> [Instructions for the task]
Leave out the pictures; transcribe all else exactly.

-- -- --

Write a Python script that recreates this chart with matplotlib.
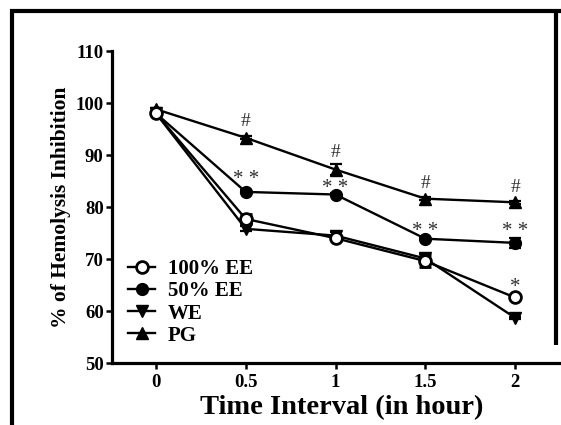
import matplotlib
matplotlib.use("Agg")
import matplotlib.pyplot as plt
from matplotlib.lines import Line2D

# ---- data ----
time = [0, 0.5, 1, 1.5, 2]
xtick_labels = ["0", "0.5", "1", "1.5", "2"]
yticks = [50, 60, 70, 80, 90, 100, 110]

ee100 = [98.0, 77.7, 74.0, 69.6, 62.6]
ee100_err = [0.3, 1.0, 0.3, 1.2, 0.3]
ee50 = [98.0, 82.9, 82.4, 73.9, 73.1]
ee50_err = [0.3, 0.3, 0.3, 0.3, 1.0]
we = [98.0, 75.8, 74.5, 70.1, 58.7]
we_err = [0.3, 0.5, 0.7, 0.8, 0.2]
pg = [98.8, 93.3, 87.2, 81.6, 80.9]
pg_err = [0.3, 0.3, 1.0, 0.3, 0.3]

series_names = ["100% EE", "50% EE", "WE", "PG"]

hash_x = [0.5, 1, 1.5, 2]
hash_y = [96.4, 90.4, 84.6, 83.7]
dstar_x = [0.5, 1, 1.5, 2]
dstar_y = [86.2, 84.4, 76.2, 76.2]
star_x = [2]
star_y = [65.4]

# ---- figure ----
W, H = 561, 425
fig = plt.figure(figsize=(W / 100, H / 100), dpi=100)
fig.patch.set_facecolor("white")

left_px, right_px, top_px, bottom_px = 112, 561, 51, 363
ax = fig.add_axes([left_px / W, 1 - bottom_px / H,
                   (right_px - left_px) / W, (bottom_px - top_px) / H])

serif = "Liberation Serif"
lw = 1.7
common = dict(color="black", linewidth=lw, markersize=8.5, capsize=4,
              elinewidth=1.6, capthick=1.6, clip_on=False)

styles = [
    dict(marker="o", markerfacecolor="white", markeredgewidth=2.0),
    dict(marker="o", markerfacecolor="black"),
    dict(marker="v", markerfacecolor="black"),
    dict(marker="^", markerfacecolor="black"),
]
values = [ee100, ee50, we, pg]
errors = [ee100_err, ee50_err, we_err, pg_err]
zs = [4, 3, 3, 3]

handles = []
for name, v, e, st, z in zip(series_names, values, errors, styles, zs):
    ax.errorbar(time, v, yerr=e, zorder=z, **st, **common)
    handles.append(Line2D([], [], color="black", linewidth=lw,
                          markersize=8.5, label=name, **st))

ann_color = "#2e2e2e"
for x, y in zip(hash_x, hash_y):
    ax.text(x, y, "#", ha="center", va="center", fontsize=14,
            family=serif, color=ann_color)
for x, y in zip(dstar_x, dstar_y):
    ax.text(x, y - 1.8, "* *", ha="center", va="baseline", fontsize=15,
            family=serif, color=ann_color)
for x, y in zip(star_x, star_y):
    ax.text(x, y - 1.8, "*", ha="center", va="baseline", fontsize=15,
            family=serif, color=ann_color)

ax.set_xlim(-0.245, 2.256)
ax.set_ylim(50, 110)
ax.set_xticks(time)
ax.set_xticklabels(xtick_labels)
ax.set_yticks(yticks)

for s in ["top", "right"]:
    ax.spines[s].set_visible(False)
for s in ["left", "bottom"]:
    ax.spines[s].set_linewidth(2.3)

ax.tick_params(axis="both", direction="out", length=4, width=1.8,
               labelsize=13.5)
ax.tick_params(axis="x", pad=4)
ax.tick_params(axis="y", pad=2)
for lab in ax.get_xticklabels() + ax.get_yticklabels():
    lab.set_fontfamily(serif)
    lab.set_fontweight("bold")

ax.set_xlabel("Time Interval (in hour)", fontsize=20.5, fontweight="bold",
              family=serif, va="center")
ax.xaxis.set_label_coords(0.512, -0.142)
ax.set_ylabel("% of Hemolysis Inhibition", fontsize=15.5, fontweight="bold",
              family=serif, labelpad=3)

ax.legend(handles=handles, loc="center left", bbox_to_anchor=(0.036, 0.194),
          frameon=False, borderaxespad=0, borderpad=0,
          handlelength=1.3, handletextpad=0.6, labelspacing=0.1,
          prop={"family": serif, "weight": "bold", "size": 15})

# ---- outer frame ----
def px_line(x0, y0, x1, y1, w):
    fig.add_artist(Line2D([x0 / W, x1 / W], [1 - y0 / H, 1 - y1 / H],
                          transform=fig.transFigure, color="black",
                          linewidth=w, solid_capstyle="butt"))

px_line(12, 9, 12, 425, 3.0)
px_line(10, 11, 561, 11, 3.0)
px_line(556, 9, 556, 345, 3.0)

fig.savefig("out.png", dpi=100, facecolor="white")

-- -- --

> [Correct response]
Write a Python script that recreates this chart with matplotlib.
import matplotlib
matplotlib.use("Agg")
import matplotlib.pyplot as plt
from matplotlib.lines import Line2D

# ---- data ----
time = [0, 0.5, 1, 1.5, 2]
xtick_labels = ["0", "0.5", "1", "1.5", "2"]
yticks = [50, 60, 70, 80, 90, 100, 110]

ee100 = [98.0, 77.7, 74.0, 69.6, 62.6]
ee100_err = [0.3, 1.0, 0.3, 1.2, 0.3]
ee50 = [98.0, 82.9, 82.4, 73.9, 73.1]
ee50_err = [0.3, 0.3, 0.3, 0.3, 1.0]
we = [98.0, 75.8, 74.5, 70.1, 58.7]
we_err = [0.3, 0.5, 0.7, 0.8, 0.2]
pg = [98.8, 93.3, 87.2, 81.6, 80.9]
pg_err = [0.3, 0.3, 1.0, 0.3, 0.3]

series_names = ["100% EE", "50% EE", "WE", "PG"]

hash_x = [0.5, 1, 1.5, 2]
hash_y = [96.4, 90.4, 84.6, 83.7]
dstar_x = [0.5, 1, 1.5, 2]
dstar_y = [86.2, 84.4, 76.2, 76.2]
star_x = [2]
star_y = [65.4]

# ---- figure ----
W, H = 561, 425
fig = plt.figure(figsize=(W / 100, H / 100), dpi=100)
fig.patch.set_facecolor("white")

left_px, right_px, top_px, bottom_px = 112, 561, 51, 363
ax = fig.add_axes([left_px / W, 1 - bottom_px / H,
                   (right_px - left_px) / W, (bottom_px - top_px) / H])

serif = "Liberation Serif"
lw = 1.7
common = dict(color="black", linewidth=lw, markersize=8.5, capsize=4,
              elinewidth=1.6, capthick=1.6, clip_on=False)

styles = [
    dict(marker="o", markerfacecolor="white", markeredgewidth=2.0),
    dict(marker="o", markerfacecolor="black"),
    dict(marker="v", markerfacecolor="black"),
    dict(marker="^", markerfacecolor="black"),
]
values = [ee100, ee50, we, pg]
errors = [ee100_err, ee50_err, we_err, pg_err]
zs = [4, 3, 3, 3]

handles = []
for name, v, e, st, z in zip(series_names, values, errors, styles, zs):
    ax.errorbar(time, v, yerr=e, zorder=z, **st, **common)
    handles.append(Line2D([], [], color="black", linewidth=lw,
                          markersize=8.5, label=name, **st))

ann_color = "#2e2e2e"
for x, y in zip(hash_x, hash_y):
    ax.text(x, y, "#", ha="center", va="center", fontsize=14,
            family=serif, color=ann_color)
for x, y in zip(dstar_x, dstar_y):
    ax.text(x, y - 1.8, "* *", ha="center", va="baseline", fontsize=15,
            family=serif, color=ann_color)
for x, y in zip(star_x, star_y):
    ax.text(x, y - 1.8, "*", ha="center", va="baseline", fontsize=15,
            family=serif, color=ann_color)

ax.set_xlim(-0.245, 2.256)
ax.set_ylim(50, 110)
ax.set_xticks(time)
ax.set_xticklabels(xtick_labels)
ax.set_yticks(yticks)

for s in ["top", "right"]:
    ax.spines[s].set_visible(False)
for s in ["left", "bottom"]:
    ax.spines[s].set_linewidth(2.3)

ax.tick_params(axis="both", direction="out", length=4, width=1.8,
               labelsize=13.5)
ax.tick_params(axis="x", pad=4)
ax.tick_params(axis="y", pad=2)
for lab in ax.get_xticklabels() + ax.get_yticklabels():
    lab.set_fontfamily(serif)
    lab.set_fontweight("bold")

ax.set_xlabel("Time Interval (in hour)", fontsize=20.5, fontweight="bold",
              family=serif, va="center")
ax.xaxis.set_label_coords(0.512, -0.142)
ax.set_ylabel("% of Hemolysis Inhibition", fontsize=15.5, fontweight="bold",
              family=serif, labelpad=3)

ax.legend(handles=handles, loc="center left", bbox_to_anchor=(0.036, 0.194),
          frameon=False, borderaxespad=0, borderpad=0,
          handlelength=1.3, handletextpad=0.6, labelspacing=0.1,
          prop={"family": serif, "weight": "bold", "size": 15})

# ---- outer frame ----
def px_line(x0, y0, x1, y1, w):
    fig.add_artist(Line2D([x0 / W, x1 / W], [1 - y0 / H, 1 - y1 / H],
                          transform=fig.transFigure, color="black",
                          linewidth=w, solid_capstyle="butt"))

px_line(12, 9, 12, 425, 3.0)
px_line(10, 11, 561, 11, 3.0)
px_line(556, 9, 556, 345, 3.0)

fig.savefig("out.png", dpi=100, facecolor="white")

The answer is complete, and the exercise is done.